OxyFuel Welding Steel

The term “steel” may be applied to many ferrous metals which differ greatly in both chemical and physical properties. In general, they may be divided into plain carbon and alloy groups. By following the proper procedures, most steels can be successfully welded. However, parts fabricated by welding generally contain less than 0.30 percent carbon. Heat increases the carbon combining power of steel. Care must be taken during all welding processes to avoid carbon pickup.

OxyFuel Welding Process for Steel

Steel heated with an oxyacetylene flame becomes fluid between 2450 and 2750°F (1343 and 1510°C), depending on its composition. It passes through a soft range between the solid and liquid states. This soft range enables the operator to control the weld. To produce a weld with good fusion, the welding rod should be placed in the molten puddle. The rod and base metal should be melted together so that they will solidify to form a solid joint. Care should be taken to avoid heating a large portion of the joint. This will dissipate the heat and may cause some of the weld metal to adhere to but not fuse with the sides of the welded joint. The flare should be directed against the sides and bottom of the welded joint. This will allow penetration of the lower section of the joint. Weld metal should be added in sufficient quantities to fill the joint without leaving any undercut or overlap. Do not overheat. Overheating will burn the weld metal and weaken the finished joint.

Impurities when oxyfuel welding steel

Oxygen, carbon, and nitrogen impurities produce defective weld metal because they tend to increase porosity, blowholes, oxides, and slag inclusions.  When oxygen combines with steel to form iron oxides at high temperatures, care should be taken to ensure that all the oxides formed are removed by proper manipulation of the rod and torch flame. An oxidizing flame causes the steel to foam and give off sparks. The oxides formed are distributed through the metal and cause a brittle, porous weld. Oxides that form on the surface of the finished weld can be removed by wire brushing after cooling.

A carburizing flame adds carbon to the molten steel and causes boiling of the metal. Steel welds made with strongly carburizing flames are hard and brittle.

Nitrogen from the atmosphere will combine with molten steel to form nitrides of iron. These will impair its strength and ductility if included in sufficient quantities.

By controlling the melting rate of the base metal and welding rod, the size of the puddle, the speed of welding, and the flame adjustment, the inclusion of impurities from the above sources may be held to a minimum.

OxyFuel Welding Steel Plates

 In plates up to 3/16 in. (4.8 mm) in thickness, joints are prepared with a space between the edges equal to the plate thickness.
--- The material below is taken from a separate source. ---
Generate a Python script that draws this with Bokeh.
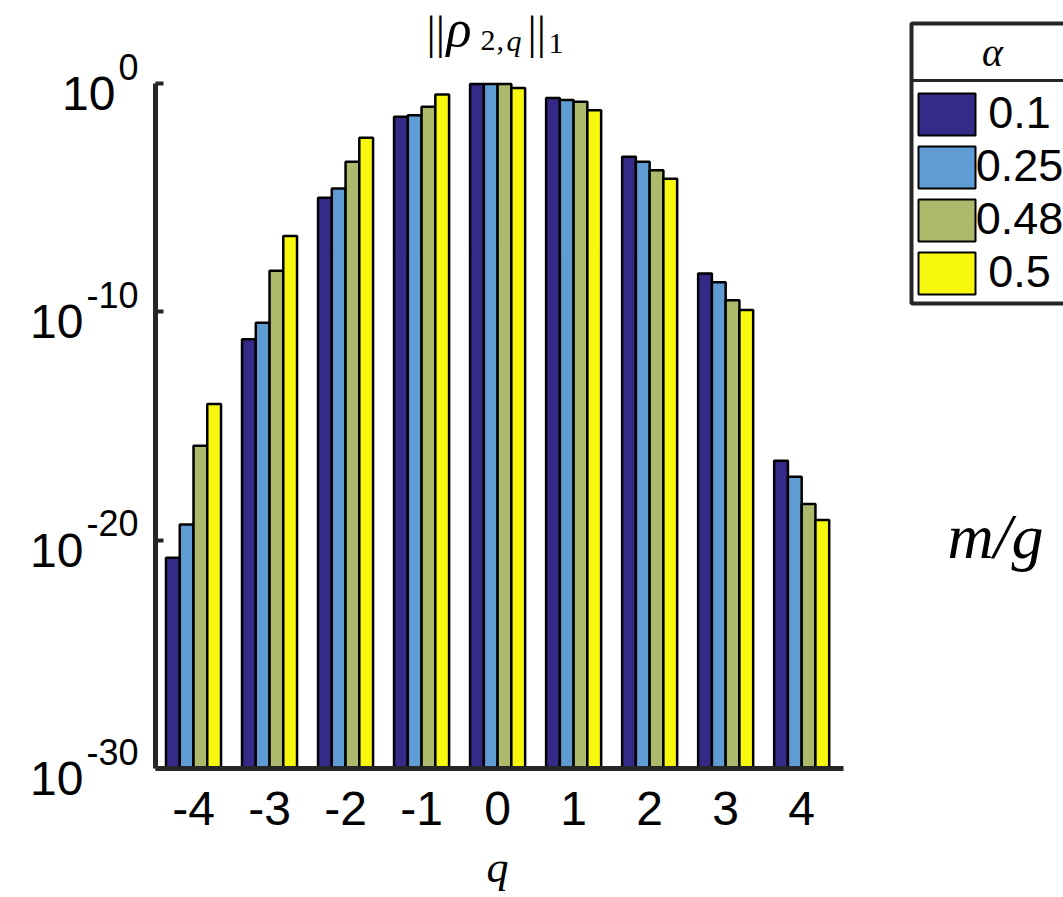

This allows the flame and welding rod to penetrate to the root of the joint. Proper allowance should be made for expansion and contraction in order to eliminate warping of the plates or cracking of the weld.  The edges of heavy section steel plates (more than 3/16 in. (4.8 mm) thick) should be beveled to obtain full penetration of the weld metal and good fusion at the joint. Use the forehand method of welding.

Plates 1/2 to 3/4 in. (12.7 to 19.1 mm) thick should be prepared for a U type joint in all cases. The root face is provided at the base of the joint to cushion the first bead or layer of weld metal. The backhand method is generally used in welding these plates.


Welding of plates 1/2 to 3/4 in. (12.7 to 19.1 mm) thick is not recommended for oxyacetylene welding.

The edges of plates 3/4 in. (19.1 mm) or thicker are usually prepared by using the double V or double U type joint when welding can be done from both sides of the plate. A single V or single U joint is used for all plate thicknesses when welding is done from one side of the plate.

General Principles in OxyFuel Welding of Steel

 A well balanced neutral flame is used for welding most steels. To be sure that the flame is not oxidizing, it is sometimes used with a slight acetylene feather. A very slight excess of acetylene may be used for welding alloys with a high carbon, chromium, or nickel content. However, increased welding speeds are possible by using a slightly reducing flame. Avoid excessive gas pressure because it gives a harsh flame. This often results in cold shuts or laps, and makes molten metal control difficult. The tip size and volume of flame used should be sufficient to reduce the metal to a fully molten state and to produce complete joint penetration. Care should be taken to avoid the formation of molten metal drip heads from the bottom of the joint. The flame should bring the joint edges to the fusion point ahead of the puddle as the weld progresses.

The pool of the molten metal should progress evenly down the seam as the weld is being made.

The inner cone tip of the flame should not be permitted to come in contact with the welding rod, molten puddle, or base metal. The flame should be manipulated so that the molten metal is protected from the atmosphere by the envelope or outer flame.

The end of the welding rod should be melted by placing it in the puddle under the protection of the enveloping flame. The rod should not be melted above the puddle and allowed to drip into it.